The abstraction warning signs study. The show’s characters show visible signs of psychological stress through glitching, color changes, and distortion effects. Print a Pomni portrait page and color it twice: once in full canonical palette showing her normal state, and once with the “stress color” variant – Pomni’s face changes color when she holds her breath for too long (one of the show’s recurring gags), and her glitching shows in redness or distortion around her eyes. Render both versions and place them side by side. The exercise makes visible the show’s technique of using color shifts within a character’s established palette to communicate internal state – a technique also used by the Sharingan in Naruto, the Deer’s red eyes in 99 Nights in the Forest, and King Ghidorah’s beam color versus body color.
Design a new avatar following Gooseworx’s entertainment-form convention. Every character in the circus has an avatar based on a specific form of entertainment: jesters, rag dolls, cartoon rubber characters, theater masks, chess pieces, modular toys, and clowns. On a blank page, design a new circus character whose avatar is based on a form of entertainment not yet represented in the show – a marionette puppet, a shadow puppet, a carnival mirror, a magic trick prop, a music box figurine, a fortune-telling machine. Establish: what entertainment form the avatar references, what color palette fits both the entertainment form and the character’s personality, and what detail in the design communicates that the character has been in the circus long enough to have developed coping mechanisms (or not). This is the exact design brief that Gooseworx worked from when developing the original cast – reportedly completing all character designs in under a week.
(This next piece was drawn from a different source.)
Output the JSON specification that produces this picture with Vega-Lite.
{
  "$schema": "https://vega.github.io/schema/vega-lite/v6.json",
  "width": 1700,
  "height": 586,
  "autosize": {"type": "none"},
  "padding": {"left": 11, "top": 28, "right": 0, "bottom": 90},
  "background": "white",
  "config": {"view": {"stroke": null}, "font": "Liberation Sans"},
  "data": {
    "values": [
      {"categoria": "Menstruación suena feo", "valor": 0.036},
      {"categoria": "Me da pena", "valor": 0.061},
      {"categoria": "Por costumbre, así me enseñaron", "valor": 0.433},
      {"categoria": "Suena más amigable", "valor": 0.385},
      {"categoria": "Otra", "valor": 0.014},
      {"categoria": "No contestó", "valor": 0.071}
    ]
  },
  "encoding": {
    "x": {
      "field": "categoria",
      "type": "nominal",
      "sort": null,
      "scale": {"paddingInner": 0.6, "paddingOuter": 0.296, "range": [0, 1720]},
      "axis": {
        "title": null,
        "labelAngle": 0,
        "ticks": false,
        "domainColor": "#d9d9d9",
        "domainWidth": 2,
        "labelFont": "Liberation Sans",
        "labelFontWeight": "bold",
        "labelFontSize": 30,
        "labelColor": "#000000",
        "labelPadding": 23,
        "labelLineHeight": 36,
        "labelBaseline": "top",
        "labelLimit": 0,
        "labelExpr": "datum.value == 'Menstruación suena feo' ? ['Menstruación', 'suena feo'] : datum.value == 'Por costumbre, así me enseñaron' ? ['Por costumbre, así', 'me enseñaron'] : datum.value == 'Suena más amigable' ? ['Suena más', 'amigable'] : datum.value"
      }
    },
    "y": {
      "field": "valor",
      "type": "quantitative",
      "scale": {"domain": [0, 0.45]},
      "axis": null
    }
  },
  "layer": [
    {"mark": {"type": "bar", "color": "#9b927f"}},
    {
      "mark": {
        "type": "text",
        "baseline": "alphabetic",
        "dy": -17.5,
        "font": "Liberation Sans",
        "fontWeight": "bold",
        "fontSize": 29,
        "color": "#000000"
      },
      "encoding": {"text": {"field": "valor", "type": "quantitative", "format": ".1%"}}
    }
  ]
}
The tone-and-color matching challenge. Print one page showing Pomni in a frightened or anxious moment, and one page showing her in a relatively calmer moment (the Gummigoo hug page is the show’s warmest Pomni scene). Color the frightened page with a palette that externalizes her anxiety: push the background toward cooler, more desaturated tones; keep the circus environment’s colors present but slightly greyed; render her outfit in its canonical blue-red but lean the shadows toward blue-grey. Color the calmer page in a fully saturated, circus-bright palette with warmer shadow tones. The exercise demonstrates how the same character in the same canonical colors reads as more or less threatening based exclusively on the surrounding palette and shadow temperature – a fundamental technique in animation, illustration, and color design.